I drink to savour, not for the right terminology or the specs.
Last month I was at a tasting where the winemaker was reluctant to tell us what anything was, asking instead how it made us feel. A more educated drinker might have said “a green Cabernet Sauvignon with some Pineau d’Aunis and schist-loaded minerality” but I felt purity and, the winemaker being Patrick Desplats post Babass, a nuclear burst of flash-frozen blackberries with day-after-the-rave lucidity.
That it was possible to have such different answers got me thinking. Wine has a universal language, but what’s universal about something as fleeting as a memory?
Languages are useful, says the girl who can’t speak French but moved to France. But the fact I’ve survived as long as I have proves there’s more than one way to skin a cat. Consider the wine list. That Rosetta Stone of a book, its contents sometimes as impenetrable as a day-hike through an Egyptian pharaoh’s tomb without a map. Is it right to need Big Brother depth intel or a PhD when all you want is a glass? I don’t want to retire the entire sommelier sector, but why is there room to list the names of villages with a total habitation of two but no space for an indication of taste?

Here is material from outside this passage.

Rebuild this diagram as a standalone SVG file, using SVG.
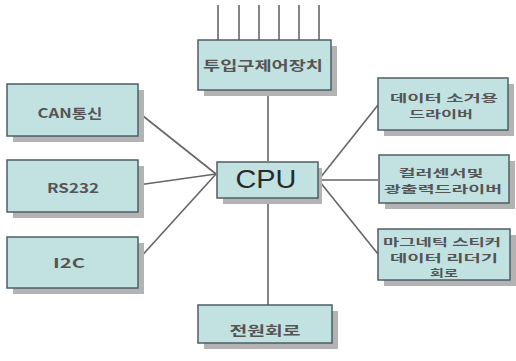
<svg xmlns="http://www.w3.org/2000/svg" width="516" height="361" viewBox="0 0 516 361">
<defs>
<style>
.box{fill:#c2e2e2;stroke:#4e5e66;stroke-width:1.5}
.sh{fill:#b3b3b3}
.t{font-family:"Noto Sans CJK KR","Liberation Sans",sans-serif;font-size:13px;font-weight:bold;fill:#555;text-anchor:middle}
.s{font-size:10.5px}
.big{font-family:"Liberation Sans",sans-serif;font-size:25px;fill:#2a2a2a;text-anchor:middle}
.ln{stroke:#666;stroke-width:1.6;fill:none}
</style>
</defs>
<rect width="516" height="361" fill="#fff"/>
<g id="connectors">
<line class="ln" x1="218" y1="5" x2="218" y2="40"/>
<line class="ln" x1="239" y1="5" x2="239" y2="40"/>
<line class="ln" x1="259" y1="5" x2="259" y2="40"/>
<line class="ln" x1="279" y1="5" x2="279" y2="40"/>
<line class="ln" x1="299" y1="5" x2="299" y2="40"/>
<line class="ln" x1="319" y1="5" x2="319" y2="40"/>
<line class="ln" x1="268" y1="90" x2="268" y2="161"/>
<line class="ln" x1="268" y1="198" x2="268" y2="305"/>
<line class="ln" x1="138" y1="112" x2="216" y2="174"/>
<line class="ln" x1="138" y1="185" x2="216" y2="174"/>
<line class="ln" x1="138" y1="260" x2="216" y2="174"/>
<line class="ln" x1="320" y1="178" x2="378" y2="105"/>
<line class="ln" x1="320" y1="180" x2="378" y2="180"/>
<line class="ln" x1="320" y1="182" x2="378" y2="254"/>
</g>
<g id="top">
<rect class="sh" x="204" y="46" width="133" height="50"/>
<rect class="box" x="198" y="40" width="133" height="50"/>
<text class="t" x="263" y="70" textLength="120" lengthAdjust="spacingAndGlyphs">투입구제어장치</text>
</g>
<g id="cpu">
<rect class="sh" x="223" y="168" width="99" height="36"/>
<rect class="box" x="217" y="162" width="101" height="36"/>
<text class="big" x="266" y="188" textLength="61" lengthAdjust="spacingAndGlyphs">CPU</text>
</g>
<g id="can">
<rect class="sh" x="13" y="90" width="131" height="52"/>
<rect class="box" x="7" y="84" width="131" height="52"/>
<text class="t" x="70" y="118" textLength="65" lengthAdjust="spacingAndGlyphs">CAN통신</text>
</g>
<g id="rs232">
<rect class="sh" x="13" y="166" width="131" height="52"/>
<rect class="box" x="7" y="160" width="131" height="52"/>
<text class="t" x="73" y="193" textLength="52" lengthAdjust="spacingAndGlyphs">RS232</text>
</g>
<g id="i2c">
<rect class="sh" x="13" y="243" width="131" height="51"/>
<rect class="box" x="7" y="237" width="131" height="51"/>
<text class="t" x="69" y="268" textLength="32" lengthAdjust="spacingAndGlyphs">I2C</text>
</g>
<g id="power">
<rect class="sh" x="204" y="311" width="134" height="38"/>
<rect class="box" x="198" y="305" width="134" height="38"/>
<text class="t" x="265" y="335" textLength="71" lengthAdjust="spacingAndGlyphs">전원회로</text>
</g>
<g id="erase">
<rect class="sh" x="384" y="84" width="130" height="52"/>
<rect class="box" x="378" y="78" width="130" height="52"/>
<text class="t s" x="444" y="102" textLength="108" lengthAdjust="spacingAndGlyphs">데이터 소거용</text>
<text class="t s" x="441" y="117.5" textLength="64" lengthAdjust="spacingAndGlyphs">드라이버</text>
</g>
<g id="color">
<rect class="sh" x="385" y="161" width="130" height="48"/>
<rect class="box" x="379" y="155" width="130" height="48"/>
<text class="t s" x="441" y="177" textLength="85" lengthAdjust="spacingAndGlyphs">컬러센서및</text>
<text class="t s" x="443" y="192.5" textLength="118" lengthAdjust="spacingAndGlyphs">광출력드라이버</text>
</g>
<g id="magnetic">
<rect class="sh" x="384" y="235" width="132" height="51"/>
<rect class="box" x="378" y="229" width="132" height="51"/>
<text class="t s" x="442" y="246" textLength="118" lengthAdjust="spacingAndGlyphs">마그네틱 스티커</text>
<text class="t s" x="444" y="261.5" textLength="108" lengthAdjust="spacingAndGlyphs">데이터 리더기</text>
<text class="t s" x="444" y="277" textLength="28" lengthAdjust="spacingAndGlyphs">회로</text>
</g>
</svg>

Lock me up for thoughtcrime, but winespeak often creates more distance then it connects. And like any glossary, it has its limitations. Take ‘varietal typicity’ – whether a wine shows it can only be answered yes/no. How far does that go? Or the sling all your things in that old duffel-bag descriptors of ‘black fruit’ and ‘herbaceous’. To hear it is like listening to opera through a stethoscope – a scientists’ tool not suited to translating art.
When I drink, I drink to savour, not for the right terminology or the specs. I drink for associations and memories, joy and energy, for colour, to contemplate but also to refresh. I drink for kaleidoscope glitter, shapes, unexpected turns and twists. Sometimes there’s mystery, other times it’s more about fluidity than a sense of individuality. Best of all is when I feel that pulse of liquid electricity.
I still know very little of the technical talk about wine, and have no need for terms like ‘body’ and ‘length’ when I can say “like a battle axe” and “to the moon and back”. My geography’s still vague, even though I talk a lot about volcanoes and the taste of specific mountain ranges. But having lived there the last six months I’m certain the Rhone is too far south, the fruit too sun-rotten jammy lava oozy-black, the wines too ripe for my taste – and the Loire, where I’ve survived in a troglodyte cave the last six weeks and where the ‘black fruit’ stays a skin-puckering stalky green, is every bit as wet as a lake.